Fancy a read?
I recently published a blog post via the Ocado Technology website on the challenges we face in the Ecommerce UX Team (2020). How do we shape the way the planet shops? Why is online grocery different than other typical ecommerce experiences? And how do we take regional differences into account?
OSP Delivery Area
Before fully specialising into the Ecommerce part of the Ocado Smart Platform, I spent a bit of time working on the B2B side of the product. I had the chance to work on the Delivery Area system, which allows retailers to select a geographical range from which customers can place their orders and get it delivered. For instance, if a retailer has a warehouse based in London, they should be able to select an area around London from where it is still cost efficient to deliver to. A user based in Scotland shouldn’t be able to place an order.
Although the interface already existed before I joined, my work focused on making the map element much bigger (2/3 of the screen) and allowing retailers to select areas using different methods, ie: select postcodes, a radius or even draw an area with dropped-in pins. This became a necessity given the diversity of the countries where our clients are based. in the UK, postcodes are everything, and they match small areas, like a street or few houses. But in France, one postcode is for a whole city.
Interviewing the retailer’s employees responsible for this job, I refined the MVP to scale it down and focus on features that were key to them, such a saving an area “as a draft”, something I didn’t even think of during my early designs. “Talk to your users” is a lesson that we always need to remember.
Sadly, I didn’t get to see these solutions implemented, Ecommerce was calling and I couldn’t resist.

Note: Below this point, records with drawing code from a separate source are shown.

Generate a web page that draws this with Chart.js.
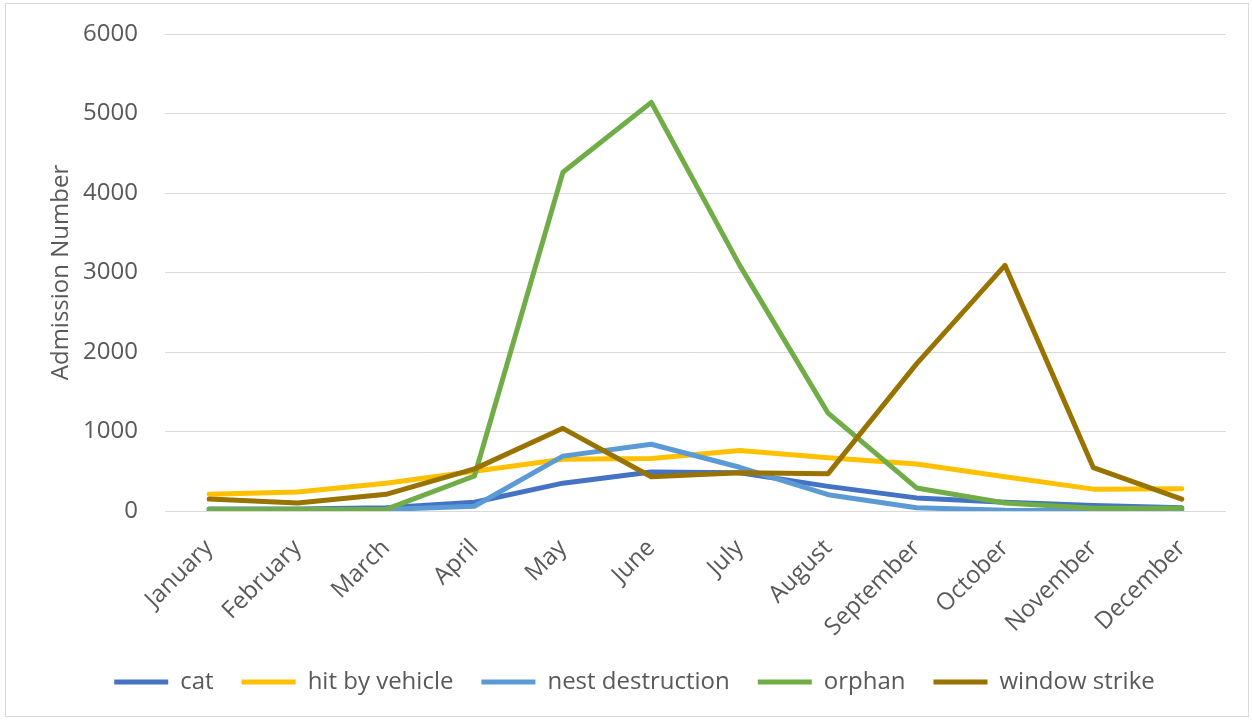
<!DOCTYPE html>
<html>
<head>
<meta charset="utf-8">
<script src="https://cdn.jsdelivr.net/npm/chart.js@4/dist/chart.umd.min.js"></script>
<style>
    html, body { margin: 0; padding: 0; background: #fff; }
    #frame {
        position: absolute;
        left: 5px; top: 3px;
        width: 1242px; height: 712px;
        border: 1px solid #d9d9d9;
    }
</style>
</head>
<body>
<div id="frame"><canvas id="admissionChart" width="1242" height="712"></canvas></div>
<script>
// monthly admissions by cause
const months = ['January', 'February', 'March', 'April', 'May', 'June',
    'July', 'August', 'September', 'October', 'November', 'December']

const cat = [25, 25, 40, 110, 350, 490, 480, 310, 165, 110, 70, 40]
const hitByVehicle = [210, 240, 350, 500, 650, 660, 760, 670, 590, 430, 275, 280]
const nestDestruction = [20, 20, 20, 60, 690, 840, 550, 205, 40, 10, 5, 5]
const orphan = [20, 20, 20, 440, 4260, 5140, 3090, 1230, 290, 100, 35, 35]
const windowStrike = [150, 100, 210, 530, 1040, 430, 480, 470, 1850, 3090, 545, 150]

const yTicks = [0, 1000, 2000, 3000, 4000, 5000, 6000]

const textColor = '#595959'
const fontFamily = "'Open Sans', sans-serif"
const fontSize = 24

function series(label, data, color, order) {
    return {
        label: label,
        data: data,
        borderColor: color,
        backgroundColor: color,
        borderWidth: 5,
        borderCapStyle: 'round',
        borderJoinStyle: 'round',
        pointRadius: 0,
        tension: 0,
        fill: false,
        order: order
    }
}

new Chart(document.getElementById('admissionChart'), {
    type: 'line',
    data: {
        labels: months,
        datasets: [
            series('cat', cat, '#4472C4', 5),
            series('hit by vehicle', hitByVehicle, '#FFC000', 4),
            series('nest destruction', nestDestruction, '#5B9BD5', 3),
            series('orphan', orphan, '#70AD47', 2),
            series('window strike', windowStrike, '#997300', 1)
        ]
    },
    options: {
        responsive: false,
        animation: false,
        layout: {
            padding: { left: 37, right: 22, top: 30, bottom: 12 }
        },
        scales: {
            x: {
                offset: true,
                grid: { display: false },
                border: { display: false },
                afterFit: scale => { scale.height = 131 },
                ticks: {
                    color: textColor,
                    font: { family: fontFamily, size: fontSize },
                    minRotation: 45,
                    maxRotation: 45,
                    padding: 15
                }
            },
            y: {
                min: 0,
                max: 6000,
                afterFit: scale => {
                    scale.width = 122
                    // the label gap is horizontal only, keep it out of the top/bottom space
                    scale.paddingTop = 0
                    scale.paddingBottom = 0
                },
                afterBuildTicks: scale => { scale.ticks = yTicks.map(v => ({ value: v })) },
                grid: { color: '#d9d9d9', lineWidth: 1, drawTicks: false },
                border: { display: false },
                ticks: {
                    color: textColor,
                    font: { family: fontFamily, size: fontSize },
                    padding: 27,
                    callback: value => String(value)
                },
                title: {
                    display: true,
                    text: 'Admission Number',
                    color: textColor,
                    font: { family: fontFamily, size: fontSize },
                    padding: { top: 4, bottom: 0 }
                }
            }
        },
        plugins: {
            tooltip: { enabled: false },
            legend: {
                position: 'bottom',
                labels: {
                    color: textColor,
                    font: { family: fontFamily, size: fontSize },
                    usePointStyle: true,
                    pointStyle: 'line',
                    pointStyleWidth: 54,
                    padding: 28,
                    sort: (a, b) => a.datasetIndex - b.datasetIndex
                }
            }
        }
    }
})
</script>
</body>
</html>
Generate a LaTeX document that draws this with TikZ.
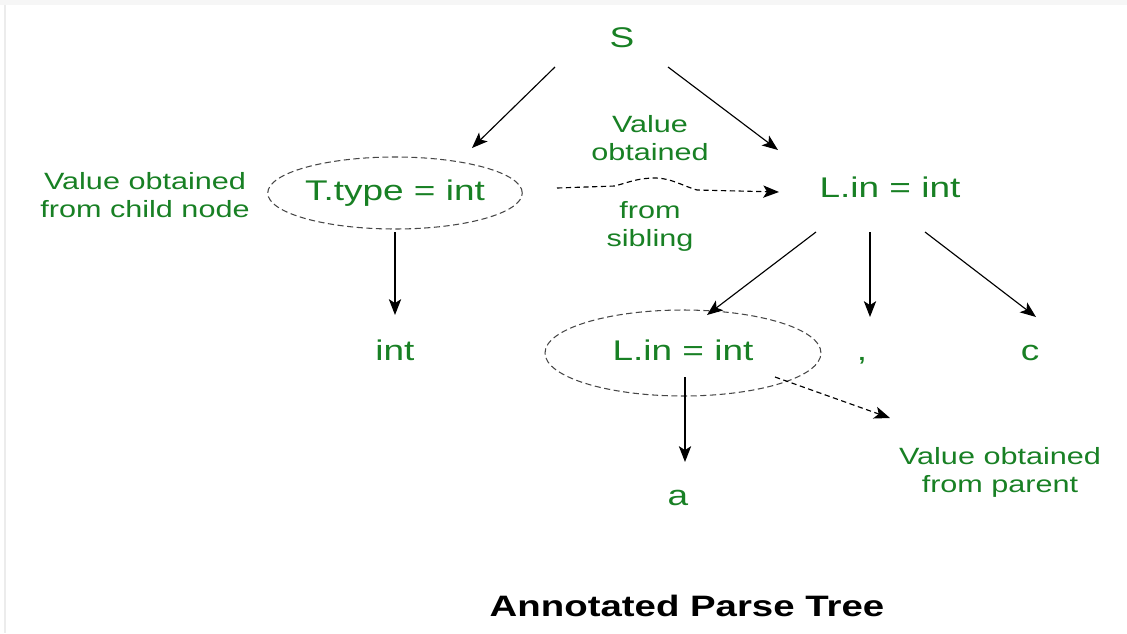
\documentclass[tikz,border=0pt]{standalone}
\usepackage{fontspec}
\setmainfont{Liberation Sans}[FakeStretch=1.3]
\usetikzlibrary{shapes.geometric,arrows.meta,calc}
\definecolor{treegreen}{RGB}{24,128,36}
\definecolor{ovalgray}{RGB}{70,70,70}

\begin{document}
\begin{tikzpicture}[x=0.02cm,y=-0.02cm,
		tnode/.style={text=treegreen,font=\fontsize{16.2}{19}\selectfont,text height=11.6pt,text depth=3.4pt,inner sep=2pt},
		note/.style={text=treegreen,font=\fontsize{13.4}{16}\selectfont,align=center,inner sep=1pt},
		oval/.style={ellipse,draw=ovalgray,line width=0.6pt,dash pattern=on 3.5pt off 2pt,inner xsep=0pt},
		arr/.style={line width=0.65pt,-{Stealth[length=9pt,width=7pt,inset=2.2pt]}},
		dasharr/.style={arr,dash pattern=on 3pt off 2pt}]
	\useasboundingbox (0,0) rectangle (1127,633);
	\fill[gray!7] (0,0) rectangle (1127,5);
	\draw[gray!15,line width=1.2pt] (5,5) -- (5,633);

	\node[tnode] (s) at (622,40) {S};
	\node[tnode,oval,minimum height=1.44cm] (ttype) at (395,193) {T.type = int};
	\node[tnode] (int) at (395,353) {int};
	\node[tnode] (ltop) at (890,190) {L.in = int};
	\node[tnode,oval,minimum width=5.52cm,minimum height=1.72cm] (llow) at (683,353) {L.in = int};
	\node[tnode] (comma) at (862,353) {,};
	\node[tnode] (c) at (1030,353) {c};
	\node[tnode] (a) at (678,498) {a};

	\node[note] (childnote) at (145,195) {Value obtained\\from child node};
	\node[note] (sibnote1) at (650,138) {Value\\obtained};
	\node[note] (sibnote2) at (650,226) {from\\sibling};
	\node[note] (parentnote) at (1000,472) {Value obtained\\from parent};

	\draw[arr] ($(s)+(-67,27)$) -- ($(ttype)+(77,-45)$);
	\draw[arr] ($(s)+(46,27)$) -- ($(ltop)+(-112,-40)$);
	\draw[arr] ($(ttype)+(0,39)$) -- ($(int)+(0,-38)$);
	\draw[dasharr] ($(ttype)+(162,-5)$) -- ++(58,-2)
		.. controls +(14,-4) and +(-16,0) .. ++(40,-8)
		.. controls +(16,0) and +(-14,-4) .. ++(42,12)
		-- ($(ltop)+(-111,2)$);
	\draw[arr] ($(ltop)+(-74,42)$) -- ($(llow)+(24,-38)$);
	\draw[arr] ($(ltop)+(-20,42)$) -- ($(comma)+(8,-36)$);
	\draw[arr] ($(ltop)+(35,42)$) -- ($(c)+(6,-36)$);
	\draw[arr] ($(llow)+(2,24)$) -- ($(a)+(7,-36)$);
	\draw[dasharr] ($(llow)+(92,24)$) -- ($(parentnote)+(-110,-54)$);

	\node[font=\bfseries\fontsize{16.8}{20}\selectfont] (caption) at (687,606) {Annotated Parse Tree};
\end{tikzpicture}
\end{document}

Checkout.com - Dashboards for all!
Dashboards! Who wants some dashboards?! At checkout.com I worked on numerous dashboards for several use cases. In the B2B, Fin-Tech industry, it’s all about payment and efficiency, enabling users to scan vast amount of data quickly so that they can take the best decisions. The dashboard below was for an internal audience, allowing our Product and Engineering team to envision the usage of the payment widget configured on the merchants’ website. Tracking where are shoppers coming from, what is the most popular configuration… With this information, we wanted to know where to focus next, which feature we could improve, and which one we could remove.